DIRECTIONS: Only the lines from the start of the data through the line with "const FRONT = '#A6AAFE', TOP" belong in the copy. Restate them word for word, minus the pictures.

━━ DATA BLOCK ━━

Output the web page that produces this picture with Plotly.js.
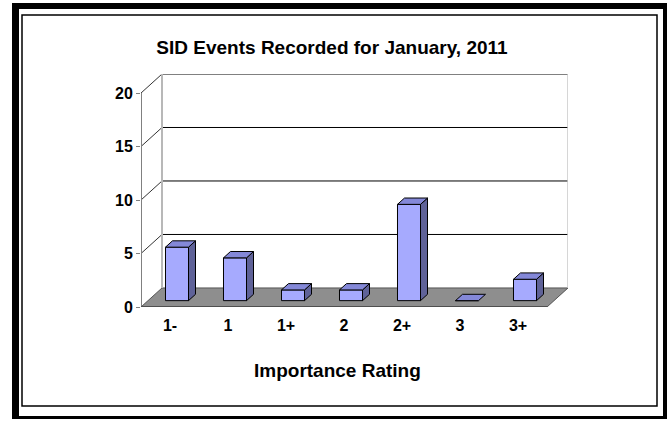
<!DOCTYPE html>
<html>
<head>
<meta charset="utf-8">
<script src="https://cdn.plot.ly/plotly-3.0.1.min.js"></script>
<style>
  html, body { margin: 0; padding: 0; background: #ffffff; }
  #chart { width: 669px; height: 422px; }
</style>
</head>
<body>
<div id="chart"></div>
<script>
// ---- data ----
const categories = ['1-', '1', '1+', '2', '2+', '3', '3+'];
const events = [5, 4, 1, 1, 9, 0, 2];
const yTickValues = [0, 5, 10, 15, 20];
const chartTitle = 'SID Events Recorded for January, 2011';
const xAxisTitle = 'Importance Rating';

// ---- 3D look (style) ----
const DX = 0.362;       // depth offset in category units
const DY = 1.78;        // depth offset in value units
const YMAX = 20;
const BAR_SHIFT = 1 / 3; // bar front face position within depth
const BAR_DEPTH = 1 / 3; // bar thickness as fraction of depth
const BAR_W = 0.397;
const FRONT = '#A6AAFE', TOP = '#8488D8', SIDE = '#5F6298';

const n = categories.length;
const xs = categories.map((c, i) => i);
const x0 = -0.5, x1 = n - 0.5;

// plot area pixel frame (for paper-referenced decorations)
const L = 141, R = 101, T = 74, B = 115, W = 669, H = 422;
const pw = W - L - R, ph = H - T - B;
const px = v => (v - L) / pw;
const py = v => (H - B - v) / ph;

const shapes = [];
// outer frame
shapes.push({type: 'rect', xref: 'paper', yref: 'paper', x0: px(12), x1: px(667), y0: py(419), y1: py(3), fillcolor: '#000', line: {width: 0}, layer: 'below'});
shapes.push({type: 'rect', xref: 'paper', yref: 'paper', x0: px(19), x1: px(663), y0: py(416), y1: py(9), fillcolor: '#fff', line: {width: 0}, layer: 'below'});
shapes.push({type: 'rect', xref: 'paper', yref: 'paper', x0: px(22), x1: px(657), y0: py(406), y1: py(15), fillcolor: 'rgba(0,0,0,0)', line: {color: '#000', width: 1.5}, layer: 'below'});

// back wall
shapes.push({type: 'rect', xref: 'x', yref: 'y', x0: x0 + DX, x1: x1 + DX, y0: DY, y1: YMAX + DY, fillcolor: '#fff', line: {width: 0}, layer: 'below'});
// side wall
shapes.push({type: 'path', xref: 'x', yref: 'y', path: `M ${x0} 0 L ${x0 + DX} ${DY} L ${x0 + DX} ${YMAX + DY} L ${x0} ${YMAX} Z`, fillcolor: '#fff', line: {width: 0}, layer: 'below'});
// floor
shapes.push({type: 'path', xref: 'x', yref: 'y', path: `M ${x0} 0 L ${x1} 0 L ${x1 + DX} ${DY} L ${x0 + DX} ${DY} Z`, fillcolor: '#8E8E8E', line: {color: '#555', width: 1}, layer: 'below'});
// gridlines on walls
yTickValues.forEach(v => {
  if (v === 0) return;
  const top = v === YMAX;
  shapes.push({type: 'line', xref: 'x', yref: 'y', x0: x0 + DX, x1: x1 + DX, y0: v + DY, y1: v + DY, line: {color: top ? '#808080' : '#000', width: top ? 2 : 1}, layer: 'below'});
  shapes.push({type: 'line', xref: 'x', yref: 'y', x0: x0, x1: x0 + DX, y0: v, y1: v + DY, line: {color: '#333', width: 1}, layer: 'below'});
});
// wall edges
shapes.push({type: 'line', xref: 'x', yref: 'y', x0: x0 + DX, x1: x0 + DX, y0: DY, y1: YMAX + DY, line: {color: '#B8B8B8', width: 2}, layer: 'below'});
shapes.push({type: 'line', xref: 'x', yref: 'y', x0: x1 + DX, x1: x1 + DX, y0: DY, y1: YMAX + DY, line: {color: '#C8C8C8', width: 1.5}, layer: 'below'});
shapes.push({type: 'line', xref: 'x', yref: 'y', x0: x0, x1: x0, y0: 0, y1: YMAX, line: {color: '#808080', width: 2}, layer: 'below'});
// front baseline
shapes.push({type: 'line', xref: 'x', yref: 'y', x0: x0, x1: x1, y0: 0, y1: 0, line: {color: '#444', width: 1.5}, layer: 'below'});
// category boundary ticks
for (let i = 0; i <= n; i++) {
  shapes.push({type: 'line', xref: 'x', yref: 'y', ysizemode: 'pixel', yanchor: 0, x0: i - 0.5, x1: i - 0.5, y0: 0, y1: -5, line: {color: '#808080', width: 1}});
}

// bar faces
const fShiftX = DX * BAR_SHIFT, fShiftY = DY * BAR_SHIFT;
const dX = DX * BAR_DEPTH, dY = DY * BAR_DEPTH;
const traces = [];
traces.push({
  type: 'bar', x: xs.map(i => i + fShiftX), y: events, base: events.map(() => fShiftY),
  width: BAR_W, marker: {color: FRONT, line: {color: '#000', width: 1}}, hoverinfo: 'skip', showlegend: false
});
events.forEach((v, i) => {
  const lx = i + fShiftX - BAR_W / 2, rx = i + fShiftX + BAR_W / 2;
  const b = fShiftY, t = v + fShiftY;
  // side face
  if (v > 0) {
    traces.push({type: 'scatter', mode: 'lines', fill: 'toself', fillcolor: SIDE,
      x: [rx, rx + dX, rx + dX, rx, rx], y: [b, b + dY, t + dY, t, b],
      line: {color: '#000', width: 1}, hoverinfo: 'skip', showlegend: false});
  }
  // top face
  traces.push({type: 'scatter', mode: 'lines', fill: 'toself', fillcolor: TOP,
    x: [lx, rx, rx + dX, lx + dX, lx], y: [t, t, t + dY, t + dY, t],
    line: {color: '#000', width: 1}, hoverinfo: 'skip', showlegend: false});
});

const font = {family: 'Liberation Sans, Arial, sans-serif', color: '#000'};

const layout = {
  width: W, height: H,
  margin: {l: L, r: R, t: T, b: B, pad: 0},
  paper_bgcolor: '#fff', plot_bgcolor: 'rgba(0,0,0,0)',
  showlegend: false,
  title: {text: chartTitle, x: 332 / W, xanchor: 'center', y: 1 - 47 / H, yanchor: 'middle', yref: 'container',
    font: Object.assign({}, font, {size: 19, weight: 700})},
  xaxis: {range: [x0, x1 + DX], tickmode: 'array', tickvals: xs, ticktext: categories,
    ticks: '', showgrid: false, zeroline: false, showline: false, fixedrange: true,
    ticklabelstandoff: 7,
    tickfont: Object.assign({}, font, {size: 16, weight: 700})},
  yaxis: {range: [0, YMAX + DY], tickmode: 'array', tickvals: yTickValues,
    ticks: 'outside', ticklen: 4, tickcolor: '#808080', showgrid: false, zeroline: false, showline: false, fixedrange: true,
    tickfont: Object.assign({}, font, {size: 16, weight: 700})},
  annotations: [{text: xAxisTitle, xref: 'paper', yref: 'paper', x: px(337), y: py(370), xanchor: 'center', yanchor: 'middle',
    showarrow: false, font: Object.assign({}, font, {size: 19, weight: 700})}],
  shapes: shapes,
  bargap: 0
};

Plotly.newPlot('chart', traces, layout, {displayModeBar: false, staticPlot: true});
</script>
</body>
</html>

━━━

PROBLEM SOLUTION:
Output the web page that produces this picture with Plotly.js.
<!DOCTYPE html>
<html>
<head>
<meta charset="utf-8">
<script src="https://cdn.plot.ly/plotly-3.0.1.min.js"></script>
<style>
  html, body { margin: 0; padding: 0; background: #ffffff; }
  #chart { width: 669px; height: 422px; }
</style>
</head>
<body>
<div id="chart"></div>
<script>
// ---- data ----
const categories = ['1-', '1', '1+', '2', '2+', '3', '3+'];
const events = [5, 4, 1, 1, 9, 0, 2];
const yTickValues = [0, 5, 10, 15, 20];
const chartTitle = 'SID Events Recorded for January, 2011';
const xAxisTitle = 'Importance Rating';

// ---- 3D look (style) ----
const DX = 0.362;       // depth offset in category units
const DY = 1.78;        // depth offset in value units
const YMAX = 20;
const BAR_SHIFT = 1 / 3; // bar front face position within depth
const BAR_DEPTH = 1 / 3; // bar thickness as fraction of depth
const BAR_W = 0.397;
const FRONT = '#A6AAFE', TOP = '#8488D8', SIDE = '#5F6298';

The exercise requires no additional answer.